The riches of the Premier League (better product, facilities, coverage etc) have been funded, indirectly or directly, by fans. We have got nothing without paying for it. English teams full of foreign multi-millionaires win the Champions League more than they used to. The execs, agents and bloated staff (yes, I used to be one) are much more well-paid. But England’s national men’s team have not won a trophy in more than 50 years. At grassroots level, we have a crisis in clubs closing because none of that money trickles down. Meanwhile, we struggle for referees due to a culture of anger and abuse in the game.
Sport should be better than this.
The piece says investors believe counties are irrelevant to young fans. Well, they were not when the Blast was growing (by 15% year-on-year and 50% over the previous five years) and selling almost 1m tickets in 2019. On a more minor level, you can even point to the healthy ticket sales in the One-Day Cup this year with absolutely no marketing resources.
None of us are born fans of a club or county. Relevancy comes from connections of family, location, team success or a star player at a key moment in our lives.
This is sport’s real marketing.
The kitchen sink has been thrown at [you-know-what] by a governing body who are both regulator and commercialiser. This allows them to invent a needless event, bully through its acceptance by withholding key international games from non-compliant counties and move the Ashes out of August to allow it to flourish.
They did not allow a free, fair and open discussion of a sport they do not own then somehow got everyone saying “it’s going nowhere” when, in fact, the TV contracts they rushed through before their former CEO was forced out kept it ring-fenced.
So how can we ever truly judge its success?
What they promised and what they have delivered are very different and, even since it began, the overall cricket landscape has changed.

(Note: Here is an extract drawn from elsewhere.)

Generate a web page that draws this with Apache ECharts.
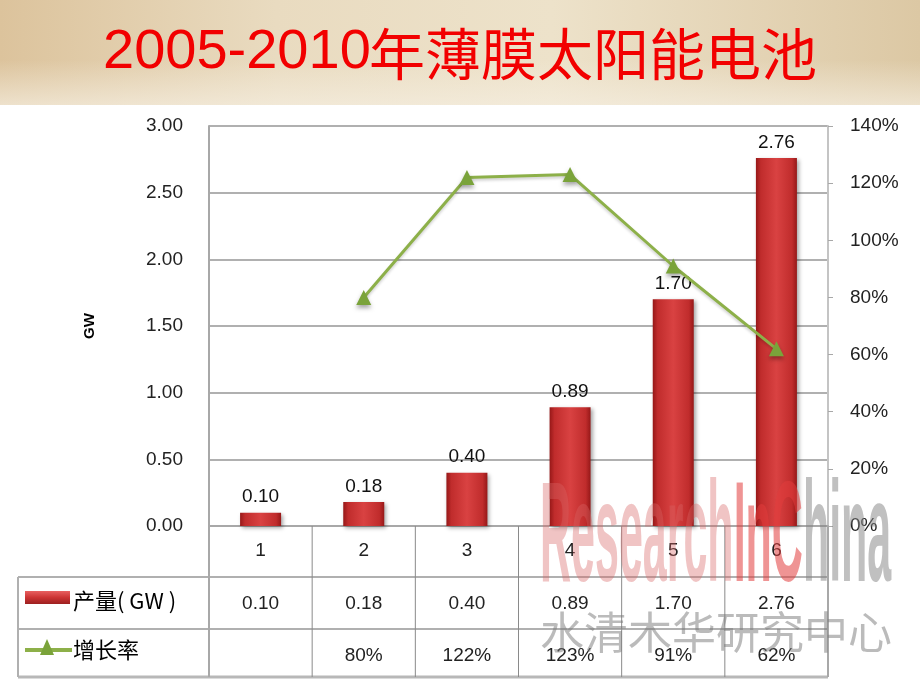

Plus, of course, all the key leaders were gone (or as good as gone) after only two versions.
How the hell can this be portrayed as the future?
I would welcome a full and frank discussion with the real metrics in front of me.
Why do we never get that?
……..
Finally, it’s the Metro Bank One-Day Cup final on Saturday with Leicestershire taking on Hampshire. Here’s the Foxes’ triumph in the Benson & Hedges Cup back in 1995
Finally, finally…
Let’s hope Freddie Flintoff gets back to 100 per cent fitness soon.